What Is a Field Journal?

A field journal sits somewhere between a travel diary, a sketchbook, and a naturalist's notebook. It's a place where words, drawings, maps, found objects, and observations coexist on the same page. Unlike a polished sketchbook meant to display finished work, a field journal is a working document — raw, personal, and entirely honest about the experience of being somewhere.

Scientists, explorers, naturalists, and artists have kept field journals for centuries. They're not just creative objects — they're tools for paying attention.

Choosing the Right Journal

The best journal is the one you'll actually use. That said, a few qualities matter more than others for travel:

  • Paper weight: If you plan to paint or use markers, look for at least 90gsm paper. For watercolor, 140gsm or above is ideal — or choose a journal specifically designed for mixed media.
  • Size: A5 (half-letter) is the sweet spot — large enough to work freely, small enough to carry everywhere. Passport-size is great for ultralight travel.
  • Binding: Lay-flat binding (spiral, stab-bound, or Coptic stitch) makes working across double-page spreads much easier than a rigid spine.
  • Cover durability: Hard covers protect your pages in a bag and give you a firm surface to work against when there's no table available.

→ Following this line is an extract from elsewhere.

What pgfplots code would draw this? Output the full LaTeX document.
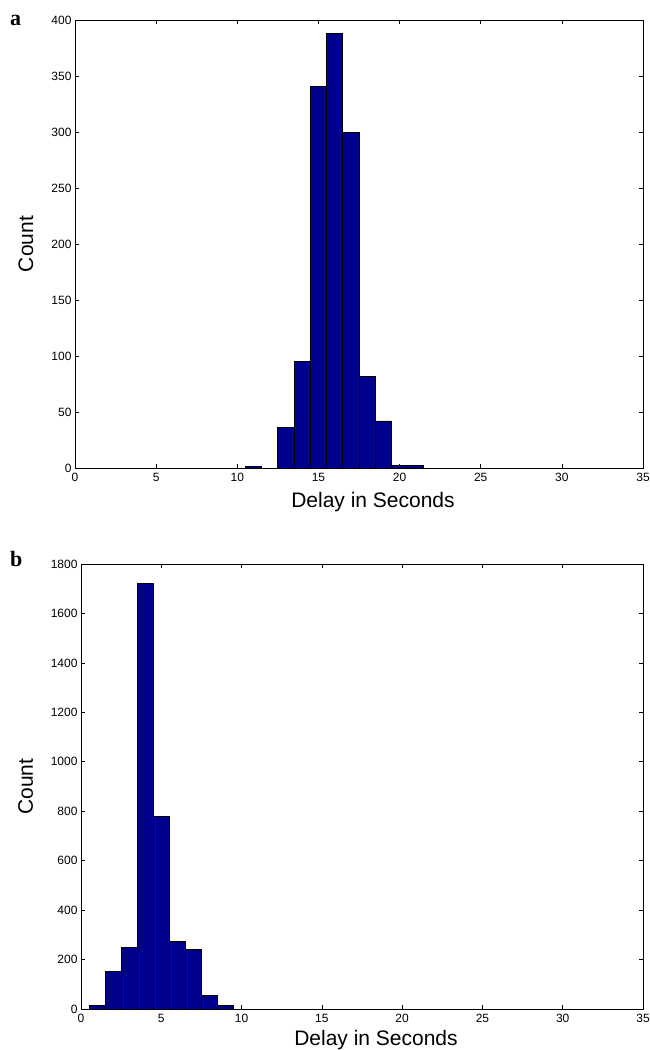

What Goes in a Field Journal?

There are no rules, but here are elements that make field journals rich and rewarding to return to:

Quick Location Sketches

A 5-minute gesture sketch of the view from your tent, the layout of a market, or the profile of a mountain does more to anchor a memory than any description. It doesn't need to be beautiful — it needs to be specific.

Written Observations

Capture sensory details your camera can't: the smell of rain on hot stone, the sound of a call to prayer echoing across rooftops, the feeling of cold river water at knee-height. Write in fragments if full sentences slow you down.

Pasted Ephemera

Ticket stubs, maps torn from free pamphlets, postage stamps, pressed leaves or flowers, washi tape from a local shop — these physical fragments make a journal irreplaceable. A glue stick takes up almost no space.

Simple Maps and Diagrams

Sketch a rough map of your day's route. Draw the floorplan of a notable building. Map the layout of a campsite. These spatial records are uniquely informative in ways photos never are.

Building a Sustainable Journaling Habit

The most common mistake new journal keepers make is treating it like a task to complete. Instead, aim for consistency over perfection:

  1. Set a low minimum — even one sketch or five sentences per day counts
  2. Journal at natural pauses — waiting for food, resting mid-hike, early morning before others wake
  3. Don't let gaps derail you — missing two days doesn't invalidate anything; just pick back up
  4. Date every entry — you'll thank yourself when you revisit years later

Prompts to Get You Started

If you're staring at a blank page, try one of these:

  • Draw the view from where you're sitting right now
  • Write about one unexpected thing that happened today
  • Sketch one object from your bag or pocket
  • Describe the person sitting nearest to you without using physical descriptors
  • Draw the food you ate for your last meal

Your Journal Is the Artifact

Ten years from now, your photos will be buried in a hard drive. Your field journal will be on a shelf, and every page will feel like a portal. The wrinkled paper, the smudged ink, the pressed flower that crumbles a little when touched — these are irreplaceable. Start today, even imperfectly. Especially imperfectly.